Demi membangun suasana budaya pendidikan dan mental serta membentengi aqidah umat, tokoh-tokoh Muhammadiyah kabupaten Kudus saat itu bertekad untuk meningkatkan taraf berfikir masyarakat Kudus khususnya dan bangsa Indonesia pada umumnya, ingin mewujudkan masyarakat yang Baldatun Thoyyibatun Wa Robbun Ghofur serta meningkatkan keimanan untuk melawan imperialisme dan pengusung pemurtadan. Oleh karena itu dengan izin Allah yang Maha Kuasa dan disertai tekad yang bulat serta hati yang ikhlas, munculah sebuah ide cemerlang untuk mendirikan sebuah sekolah dasar. Sehingga bersamaan dengan para pembawa dakwahnya, maka sekolah yang tarafnya dasar tersebut di sebut sekolah dasar Muhammadiyah. Karena sekolah tersebut mencoba menerapkan amalan-amalan yang sesuai dengan Al Qur’an, maka sekolah Muhammadiyah saat itu keren dengan sebutan sekolah rakyat (masa penjajahan Belanda) dengan bahasa Belanda Holland Island School (H.I.S) Muchammadijah Meet den Qur’an.

Pada tahun 1920-an proses pendidikan di sekolah ini sudah berjalan dengan baik walaupun kurang begitu memadahi. Sebagai tempat tempaan angkatan pertama di laksanakannya proses belajar mengajar di daerah jalan Kiyai Telingsing ( dulu Jalan Sunggingan) yang tepatnya sekarang di Apotek MENARA. Hal ini di lakukan karena saat itu belum memiliki gedung yang memadai. Dan saat itu di jalan Kiyai Telingsing sekaligus dijadikan sebagai pusat kegiatan Muhammadiyah kabupaten Kudus. Pendirian H.I.S Muchammadijah Meet den Qur’an saat itu cukup mengerutkan kepala, karena disamping mendapat tekanan dari pemerintah penjajah Belanda juga mendapat tekanan dari saudara kaum muslimin sendiri. Dengan berbekal keikhlasan dan tekad yang kuat, maka Allah dapat memampukan dan merealisasikan bangunan SD Muhammadiyah yang pertama kali di Kudus ini cukup megah.

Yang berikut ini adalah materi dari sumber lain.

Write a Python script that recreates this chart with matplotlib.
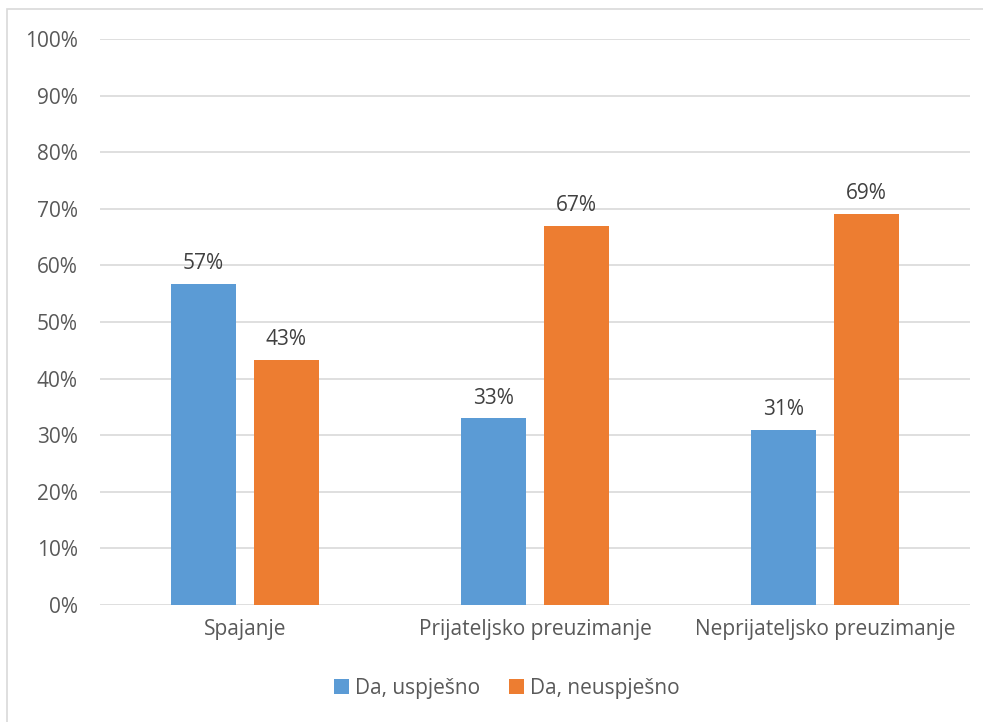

Adapun bentuk pembangunan sekolah ini dengan bentuk infak bersama. infak mereka bentuknya beraneka ragam, yaitu dengan barang-barang yang dimampui dan dimiliki. Diantaranya ada yang berinfak tanah dalam bentuk wakaf, kayu, batu bata, keramik, genteng, bambu, dan lain – lain. Alhamdulillah, bangunan yang kokoh itu sekarang masih dapat kita lihat dan kita nikmati sampai sekarang ini. Bangunan yang megah tersebut, dapat kita saksikan pada gambar yang diabadikan dalam bentuk foto. Foto ini kami dapatkan dari kenang – kenangan salah satu alumni SD Muhammadiyah angkatan awal, yaitu keluarga Bapak M. Soemaji. Dari hasil temuan bersejarah tersebut dapat kita lihat bahwa, bangunan SD Muhammadiyah Kudus saat itu sudah berdiri megah. Bangunan yang di maksud adalah bangunan SD Muhammdiyah yang terletak di sebelah utara.

Gambar foto yang terpampang menunjukkan tulisan tahun 1926 M. Sehingga, bangunan yang satu ini merupakan salah satu bangunan di kabupaten Kudus yang mendapatkan lisensi dari pemerintah sebagai bangunan tua dan bersejarah yang perlu di abadikan. Maka bangunan SD Muhammadiyah yang pertama, di jadikan sebagai bangunan “cagar budaya”. Walaupun dalam proses perawatannya belum mendapat usapan (bantuan ) dari pemerintah. Bangsa Indonesia yang dulunya jajahan Belanda dan kemudian digantikan oleh penjajah Jepang, maka sebagai sekolah yang saat itu mengikuti suhu politik setempat, sehingga pada masa penjajahan Jepang tersebut sekolah yang tercinta ini harus menyesuaikan dengan model penjajah Jepang. Sekolah Dasar yang tercinta ini harus meminta izin kembali kepada pemerintah penjajah Jepang.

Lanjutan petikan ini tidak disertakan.